Les fabrications européennes de beurre n’ont progressé que de moins de 1% sur l’année 2018. Fin 2018, les stocks UE de beurre affichaient des niveaux plus élevés qu’en 2017, mais somme toute modérés pour cette période de l’année. D’une part, la consommation européenne a été affectée par la canicule et par la hausse des prix au détail. De l’autre, les exportations européennes ont été ralenties durant l’été faute de compétitivité face à l’agressivité de nouveaux fournisseurs. Aux États-Unis, les stocks ont fortement reflué, au plus bas depuis 2015, et la production a enregistré en novembre son 2ème mois de repli consécutif par rapport à 2017. Enfin, la production néozélandaise est entrée dans sa période de baisse saisonnière. Compte tenu de cette offre peu abondante, la baisse des cours ne devrait donc pas reprendre dans les prochains mois et le rapport de prix entre protéine et matière grasse devrait revenir à des niveaux moins inhabituels.

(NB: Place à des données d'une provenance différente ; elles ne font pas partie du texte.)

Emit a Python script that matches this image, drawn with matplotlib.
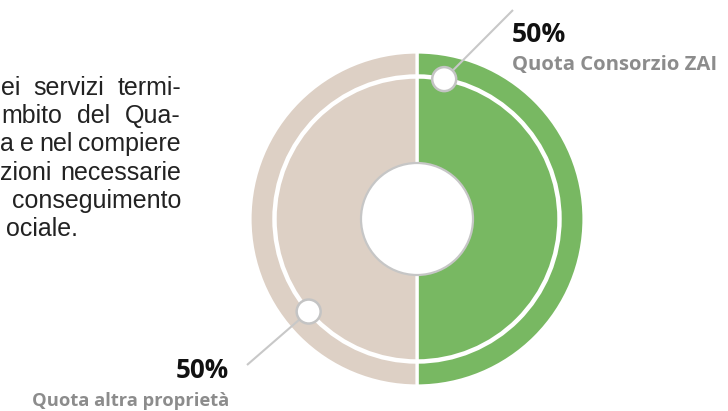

Marché des fromages : rebond des cours malgré des stocks importants

En janvier, le cours de l’emmental, spécialité peu échangée hors UE-28, a progressé en Allemagne pour le deuxième mois d’affilé sous l’effet d’un bon ajustement de l’offre à la demande et affiche le cours le plus élevé depuis décembre 2017.

Le cours du gouda (fromage commodité) s’est stabilisé en début d’année après deux mois consécutifs de baisse, à 3 000 €/t (+12% /2018). Sur l’année 2018, le cours du gouda a cependant affiché un niveau moyen inférieur de près de 10% à celui de 2017. Le cours du cheddar océanien, après avoir reculé de 400 €/t sur le 2ème semestre 2018, a rebondi de 200 €/t en janvier pour repasser au-dessus des 3 000 €/t.

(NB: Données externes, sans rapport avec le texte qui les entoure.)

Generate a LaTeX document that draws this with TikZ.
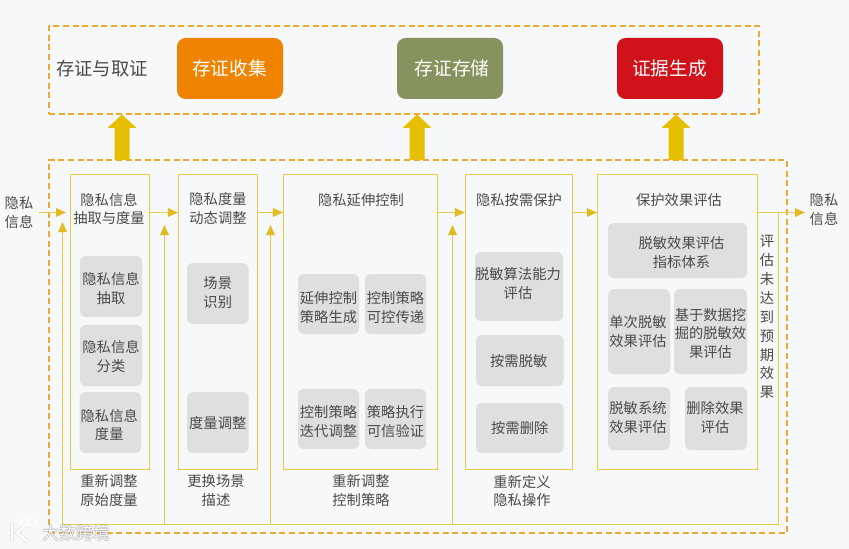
\documentclass[tikz,border=0pt]{standalone}
\usepackage{fontspec}
\setmainfont{Noto Sans CJK SC}
\usetikzlibrary{arrows.meta}
\definecolor{bgc}{HTML}{F7F8FA}
\definecolor{dashc}{HTML}{EEA92F}
\definecolor{linec}{HTML}{E9CB4B}
\definecolor{tipc}{HTML}{E1BB22}
\definecolor{blockc}{HTML}{E6BF00}
\definecolor{greyc}{HTML}{DEDFDF}
\definecolor{txtc}{HTML}{4A4A4A}
\definecolor{orangec}{HTML}{F08300}
\definecolor{greenc}{HTML}{87935F}
\definecolor{redc}{HTML}{D0121B}
\newcommand{\bx}[7]{\node[#6,minimum width={(#4-#2)*0.75pt},minimum height={(#5-#3)*0.75pt}] (#1) at ({(#2+#4)/2},{(#3+#5)/2}) {#7};}
% grey box with its label offset from the centre by (dx,dy)
\newcommand{\gb}[8]{\node[grey,minimum width={(#4-#2)*0.75pt},minimum height={(#5-#3)*0.75pt}] (#1) at ({(#2+#4)/2},{(#3+#5)/2}) {};
  \node[lbl] (#1t) at ({(#2+#4)/2+#6},{(#3+#5)/2+#7}) {#8};}
\tikzset{
  lbl/.style={text=txtc,font=\fontsize{10.7}{14.2}\selectfont,align=center,inner sep=0pt},
  bigl/.style={text=txtc,font=\fontsize{13.7}{16}\selectfont,align=center,inner sep=0pt},
  dashbox/.style={draw=dashc,line width=1.3pt,dash pattern=on 4.5pt off 2.7pt,inner sep=0pt},
  panel/.style={draw=linec,line width=0.9pt,inner sep=0pt},
  grey/.style={fill=greyc,rounded corners=4pt,inner sep=0pt},
  head/.style={rounded corners=6.5pt,text=white,font=\fontsize{14}{16}\selectfont,inner sep=0pt},
  flow/.style={draw=linec,line width=0.9pt},
  arr/.style={flow,-{Triangle[length=7.5pt,width=6.5pt,fill=tipc,color=tipc]}},
}
\begin{document}
\begin{tikzpicture}[x=0.75pt,y=-0.75pt]
\useasboundingbox (0,0) rectangle (849,549);
\fill[bgc] (0,0) rectangle (849,549);
% dashed frames
\bx{top}{49}{26}{759}{114}{dashbox}{}
\bx{bot}{49}{160}{787}{533}{dashbox}{}
% head boxes
\node[bigl] (title) at (102,69) {存证与取证};
\bx{h1}{177}{38}{283}{99}{head,fill=orangec}{\hspace{-1pt}存证收集}
\bx{h2}{397}{38}{503}{99}{head,fill=greenc}{\hspace{3pt}存证存储}
\bx{h3}{617}{38}{723}{99}{head,fill=redc}{\hspace{-1pt}证据生成}
% block arrows
\foreach \cx in {122,417,676}{
  \fill[blockc] (\cx-7.5,160) -- (\cx-7.5,128) -- (\cx-14.5,128) -- (\cx,114.5) -- (\cx+14.5,128) -- (\cx+7.5,128) -- (\cx+7.5,160) -- cycle;
}
% panels
\bx{p1}{70.5}{174.5}{149.5}{469.5}{panel}{}
\bx{p2}{178.5}{174.5}{257.5}{469.5}{panel}{}
\bx{p3}{283.5}{174.5}{437.5}{469.5}{panel}{}
\bx{p4}{465.5}{174.5}{572.5}{469.5}{panel}{}
\bx{p5}{597.5}{174.5}{757.5}{469.5}{panel}{}
% panel titles
\node[lbl] (t1) at (109,209) {隐私信息\\抽取与度量};
\node[lbl] (t2) at (218,209) {隐私度量\\动态调整};
\node[lbl] (t3) at (361,200) {隐私延伸控制};
\node[lbl] (t4) at (519,200) {隐私按需保护};
\node[lbl] (t5) at (679,200) {保护效果评估};
% inner boxes
\gb{a1}{80}{256}{142}{317}{0}{2}{隐私信息\\抽取}
\gb{a2}{80}{325}{142}{386}{0}{1}{隐私信息\\分类}
\gb{a3}{79.5}{392}{141}{453}{-1}{2.5}{隐私信息\\度量}
\gb{b1}{187}{263}{248.5}{324}{0}{-1}{场景\\识别}
\gb{b2}{187}{392}{248.5}{453}{0}{1}{度量调整}
\gb{c1}{298}{274}{359}{334}{0}{3.5}{延伸控制\\策略生成}
\gb{c2}{365}{274}{426}{334}{0}{3.5}{控制策略\\可控传递}
\gb{c3}{298}{389}{359}{449}{0}{3}{控制策略\\迭代调整}
\gb{c4}{365}{389}{426}{449}{0}{3}{策略执行\\可信验证}
\gb{d1}{475}{252}{563}{321}{-1}{-3}{脱敏算法能力\\评估}
\gb{d2}{476}{335}{563.5}{386}{-1}{1}{按需脱敏}
\gb{d3}{476}{403}{563.5}{453}{0}{0}{按需删除}
\gb{e1}{608}{223}{747}{278}{4}{2}{脱敏效果评估\\指标体系}
\gb{e2}{608}{289}{670}{374}{-1}{0}{单次脱敏\\效果评估}
\gb{e3}{674}{289}{747}{374}{0}{2}{基于数据挖\\掘的脱敏效\\果评估}
\gb{e4}{608}{387}{670}{450}{-1}{-1}{脱敏系统\\效果评估}
\gb{e5}{685}{387}{747}{450}{-1}{-1}{删除效果\\评估}
% outside labels
\node[lbl] (inl) at (19,213) {隐私\\信息};
\node[lbl] (outl) at (824,210) {隐私\\信息};
\node[lbl] (n1) at (109,491) {重新调整\\原始度量};
\node[lbl] (n2) at (216,491) {更换场景\\描述};
\node[lbl] (n3) at (361,491) {重新调整\\控制策略};
\node[lbl] (n4) at (522,491) {重新定义\\隐私操作};
\node[lbl] (n5) at (767,317) {评\\估\\未\\达\\到\\预\\期\\效\\果};
% flow line coordinates
\coordinate (main) at (0,212.5);
\coordinate (fbL) at (62.5,524.5);
\coordinate (fbR) at (778.5,524.5);
\coordinate (fb2) at (164.5,524.5);
\coordinate (fb3) at (270.5,524.5);
\coordinate (fb4) at (452.5,524.5);
\coordinate (inS) at (39,212.5);
\coordinate (inE) at (66,212.5);
\coordinate (outE) at (805,212.5);
% forward arrows
\draw[arr] (inS) -- (inE);
\draw[arr] (p1.east |- main) -- (p2.west |- main);
\draw[arr] (p2.east |- main) -- (p3.west |- main);
\draw[arr] (p3.east |- main) -- (p4.west |- main);
\draw[arr] (p4.east |- main) -- (p5.west |- main);
\draw[arr] (p5.east |- main) -- (outE);
% feedback
\draw[flow] (fbR |- main) -- (fbR) -- (fbL);
\draw[arr] (fbL) -- (62.5,222);
\draw[arr] (fb2) -- (164.5,225);
\draw[arr] (fb3) -- (270.5,225);
\draw[arr] (fb4) -- (452.5,225);
% watermark
\foreach \dx/\dy in {-.8/0,.8/0,0/-.8,0/.8}{
  \node[font=\fontsize{12.7}{15}\selectfont,text=black!45,opacity=.4,inner sep=0pt] at (76+\dx,533+\dy) {大数跨境};
}
\draw[black!40,opacity=.35,line width=2.8pt,line cap=round,line join=round] (12,524) -- (12,540) (24,527) -- (17,533) -- (27,541);
\node[font=\fontsize{12.7}{15}\selectfont,text=white,inner sep=0pt] (wm) at (76,533) {大数跨境};
\begin{scope}[white]
\draw[line width=2pt,line cap=round,line join=round] (12,524) -- (12,540) (24,527) -- (17,533) -- (27,541);
\draw[line width=1pt] (24,522.5) circle (3.5) (32,521.5) circle (4);
\end{scope}
\end{tikzpicture}
\end{document}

Face à une demande moins dynamique sur le marché domestique comme à l’exportation, la production de fromages a de nouveau reculé dans l’UE-28 en novembre 2018 d’une année sur l’autre, réduisant la progression sur 11 mois à 0,3% /2017. Les exportations européennes et océaniennes de fromages ont été stables sur les deux derniers mois de l’année 2018 par rapport à 2017 et ont dû légèrement progresser au départ des États-Unis.

En conséquence, malgré la production atone, les stocks européens de fromages ont atteint fin 2018 des niveaux élevés, proches de ceux de 2017. Aux États-Unis, ils étaient également importants fin 2018, supérieurs à ceux de 2017 et pèsent sur les cours intérieurs.

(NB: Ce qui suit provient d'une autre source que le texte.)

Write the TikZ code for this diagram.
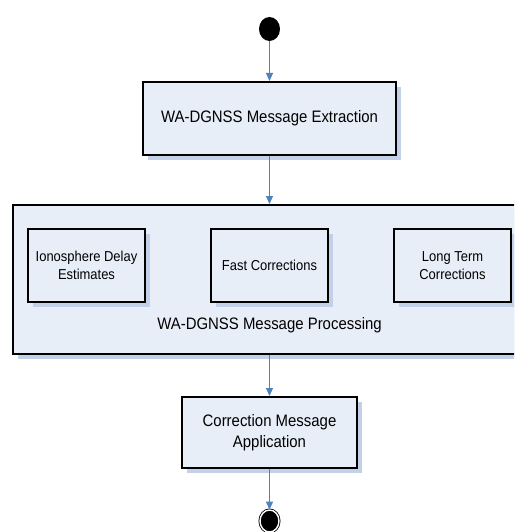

poudre de lactosérum : hausse des cours

En début d’année 2019, les cours européens du lactosérum ont poursuivi leur hausse entamée mi-2018, pour approcher les 900 €/t début février, un niveau plus atteint depuis la mi-2017. Cette évolution s’explique par une demande mondiale dynamique et une offre limitée. La baisse saisonnière des fabrications fromagères dans l’UE-28 d’un côté et le repli de la production étatsunienne depuis la mi-2018, conjuguée à un retour des stocks à des niveaux moyens historiques après une forte hausse en 2017 de l’autre, limitent l’offre de poudre de lactosérum.